Did the discourse of "anti-semitism" make Judaism right-wing?
Possible book title:
From intellectual comfort food to alibis for genocide: How liberal Judaism became right-wing
Chapter: Anti-semitism explains everything
Perhaps it starts with a certain will to think, not to be confused with a (simpler) will to power. This will to think may be "radical" in wanting to question things as they are, and angry in, perhaps almost intuitively, opposing them. A certain conservative "moderation" will be constitutively allergic to just that possibility, which is precisely what it must try to sanction or prevent. To want to understand, critically, the way things are because there are things you see and experience that seem to you unjust, that is, not as they should be, this will naturally encounter the risks of criticizing wrongly. The American "liberal" mode, based in the nihilistic democracy of the market, of reactive and comforting thought will reflexively oppose taking any risk in the process of thinking.
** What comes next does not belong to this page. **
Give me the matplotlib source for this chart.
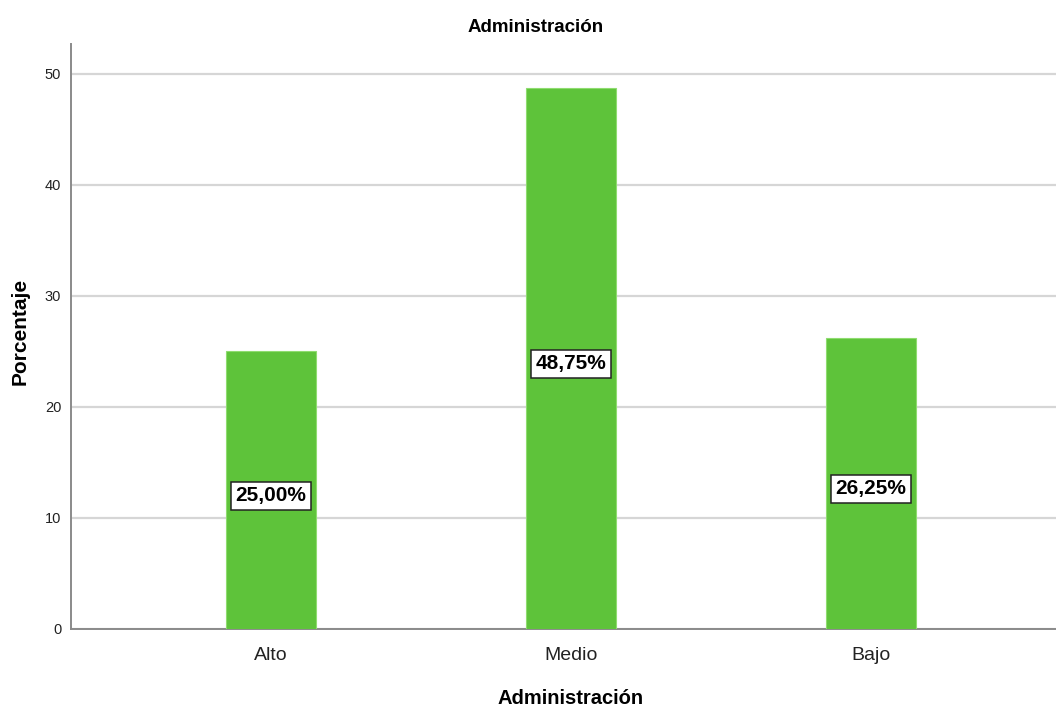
import matplotlib
matplotlib.use("Agg")
import matplotlib.pyplot as plt

categories = ["Alto", "Medio", "Bajo"]
percentages = [25.00, 48.75, 26.25]
y_ticks = [0, 10, 20, 30, 40, 50]
title = "Administración"
x_label = "Administración"
y_label = "Porcentaje"

plt.rcParams["font.family"] = ["Liberation Sans", "DejaVu Sans"]

fig = plt.figure(figsize=(10.56, 7.09), dpi=100)
ax = fig.add_axes([71 / 1056, 1 - 629 / 709, 1 - 71 / 1056, (629 - 44) / 709])

positions = list(range(len(categories)))
ax.bar(positions, percentages, width=0.3, color="#5ec33a",
       edgecolor="#8fdc6f", linewidth=0.8, zorder=3)

# value labels sit at mid-height of each bar, in a white framed box
for x, v in zip(positions, percentages):
    ax.annotate(f"{v:.2f}".replace(".", ",") + "%", xy=(x, v / 2),
                xytext=(0, -4), textcoords="offset points",
                ha="center", va="center", fontsize=15, fontweight="bold",
                color="black", zorder=4,
                bbox=dict(boxstyle="square,pad=0.22", facecolor="white",
                          edgecolor="#222222", linewidth=1.1))

ax.set_xlim(-0.667, 2.617)
ax.set_ylim(0, 52.7)
ax.set_yticks(y_ticks)
ax.set_yticklabels([str(t) for t in y_ticks], fontsize=10.5)
ax.set_xticks(positions)
ax.set_xticklabels(categories, fontsize=14)
ax.tick_params(axis="both", length=0, colors="#222222")
ax.tick_params(axis="y", pad=7)
ax.tick_params(axis="x", pad=13)

ax.grid(axis="y", color="#d6d6d6", linewidth=1.6, zorder=0)
ax.set_axisbelow(True)
for side in ("top", "right"):
    ax.spines[side].set_visible(False)
for side in ("left", "bottom"):
    ax.spines[side].set_color("#8a8a8a")
    ax.spines[side].set_linewidth(1.4)

fig.text(536 / 1056, 1 - 28 / 709, title, ha="center", va="center",
         fontsize=13.5, fontweight="bold")
fig.text(571 / 1056, 1 - 698 / 709, x_label, ha="center", va="center",
         fontsize=14.5, fontweight="bold")
fig.text(20 / 1056, 1 - 331 / 709, y_label, ha="center", va="center",
         rotation=90, fontsize=15, fontweight="bold")

fig.savefig("out.png", dpi=100, facecolor="white")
Though it may be comfortable with simplistic hatreds. Antisemites have those, and so do many people in the "moderate" center. Those who accuse others of hating them probably hate them precisely for this, and they may exaggerate their own victimization in the process; such as the way of many "victim" types who start wars, from Hitler to Milosevic and beyond. There are plenty of such people in Israel and in the Jewish world today. This comes to light as an outrage because Jews have so often opposed what it seems monstrously incongruous to then simultaneously propose.
The model of the conservative liberal Jewish thinker today is reactive. This model is nurtured in the American media, and is not specific to Jews, though quite specific to our contemporary market democracy. The reactive model involves people attacking others by calling them out for some kind of excess. The calling out is almost always moral. There are people on the left as well as the right who play this game. One popular form it takes is to find some famous intellectual, usually either on the left or provocative enough to have followers on the left -- and that of course is what is important, and then show that this thinker had dirty hands as a person: crime, scandal, moral outright. There is never too much righteous indignation to go around and be used to call out anyone who seems to stand out.
So this reactive thinking is conformist and uninventive. Indeed, it is not interested in any kind of critical thinking that is experimental, that takes risks, and so that has any intellectual courage.
Instead, there is lots of intellectual-moral blackmail. If you say this, you're that. And that's a no-no.
Now much of the official Jewish world operates this way. It must be opposed, and opposing it, as with anything, means taking risks. Of course, the first thing they do will be to call you out as an antisemite. This works well in America because among the unpardonable sins in the American polity is any form of prejudice. After all, the Holocaust happened because Hitler was any angry man who could not love and welcome his neighbors by being nice in the manner of country club suburban protestants. Right? Actually, that's mistaken. The Holocaust did not happen because of unruly, disobedient, angry people with a misguided radicalism; it was highly organized, mostly calm, methodical, exercising German coldness and self-control. The contemporary reflexive critics of antisemitism do not understand what the Holocaust was about or why it happened, and they don't want to. If anything remotely like it happens again, it will probably happen mostly to some other people, for they've fortified themselves now, and the critics of yesterday's genocides will be blind to today's, deliberately blind to be sure.
In the early 80s, a punk zine I read published a terrific banner statement: "Would you rather be wrong or boring?" Should thinking take risks or just try to "feel correct" and win another battle for the gipper you work for?
If someone says, "That's just antisemitism," that means they don't want you to read it; it's been put on the Index. And of course, they wouldn't bother to read anything that comes anywhere near to crossing a line between the permitted and the forbidden. Their own writings stay wholly within the permitted and relentlessly oppose the forbidden. Aren't they comforting to read?